Atlantis, Traditions Derived from

An ABC of Witchcraft Past and Present - Doreen Valiente 2018

Atlantis, Traditions Derived from

The late Lewis Spence, who was an authority on Ancient Mexico and also on the subject of Atlantis, made an extraordinary discovery, relevant to the history of the witch cult, in a pre-Columbian manuscript. This native Mexican painting, known as the Codex Fejervary-Mayer, shows quite unmistakably, a picture of a naked witch wearing a pointed hat and riding on a broomstick.

Spence stated in his Encyclopaedia of Occultism (George Routledge, London, 1920, and University Books, New Hyde Park, New York, 1959), that he had found good evidence for the existence of a witch cult similar to that of Europe, in pre-Columbian Mexico. He remarks that this seems to indicate a very ancient origin for what he calls “the witch-religion”.

How could the unknown artist of a picture painted in Mexico before Columbus discovered the Americas, have possibly depicted this very distinctive figure? There are witches in Mexico today; but their existence can be accounted for by the beliefs brought to the New World by the Spanish Conquistadores. Nevertheless, before the European conquest of Mexico, followers of a cult that worshipped a lunar goddess and the god of the Underworld, of death and the world of spirits, used to meet at crossroads, as European witches did.
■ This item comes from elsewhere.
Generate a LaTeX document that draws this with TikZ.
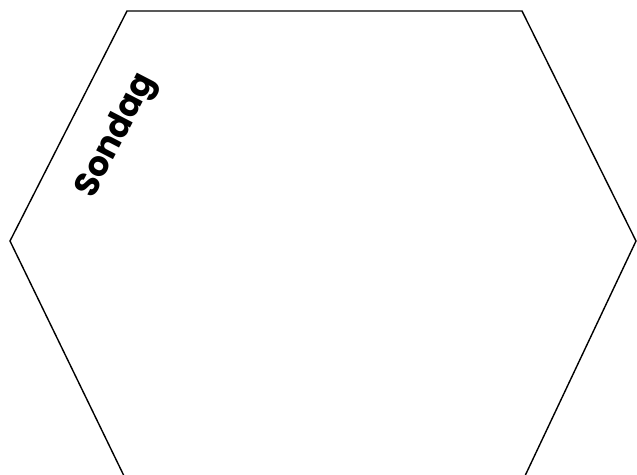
\documentclass[tikz,border=0pt]{standalone}
\usepackage{fontspec}
\newfontfamily\labelfont{Poppins}
\begin{document}
\begin{tikzpicture}[x=1pt,y=-1pt,
  hexline/.style={draw=black,line width=1.4pt,line join=miter},
  daylabel/.style={font=\labelfont\bfseries\fontsize{34}{38}\selectfont,rotate=62.6,inner sep=0pt}]
\useasboundingbox (0,0) rectangle (637,474);
\begin{scope}
\clip (0,0) rectangle (637,474);
\draw[hexline] (127,11) -- (522,11) -- (636,241) -- (524,478) -- (125,478) -- (10,241) -- cycle;
\end{scope}
\node[daylabel] (lbl) at (117,136) {Sondag};
\end{tikzpicture}
\end{document}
The pointed cap worn by the pre-Columbian witch in the picture mentioned above, is of course the ancient original of the pointed ’witch’s hat’ worn by the sorceresses of popular fairy tales. It probably represents the ’Cone of Power’ that witches seek to raise by their ritual It appears also in an even older painting, one in fact dating from the Stone Age, at Cogul in north-eastern Spain.

Robert Graves in The White Goddess (Faber, London, 1961 and Farrar, Straus and Giroux, New York, 1966), describes this latter picture as “The most ancient surviving record of European religious practice”. It appears to depict a dance of witches, a group of women dancing in a circle round a naked man. The women are wearing pointed caps and the man something that looks very like the ritual garters which are traditionally a mark of rank in the witch cult. (See CAVE-ART, RELIGIOUS AND MAGICAL.)

We may then at least speculate, on the evidence, that the witch-cult is of very ancient origin, and that in some remote period of antiquity there was some contact between its devotees in Europe and Central America. The means of that contact may have been the lost continent of Atlantis.

At least one of the surviving branches of the witch cult in Britain definitely claims to derive its traditions from Atlantis or, as it calls it, ’The Water City’. Orthodox historians may scoff at the whole idea of the sunken continent, and dismiss it as legendary. For many years, the city of Troy was dismissed in the same way, until Heinrich Schliemann dug it up.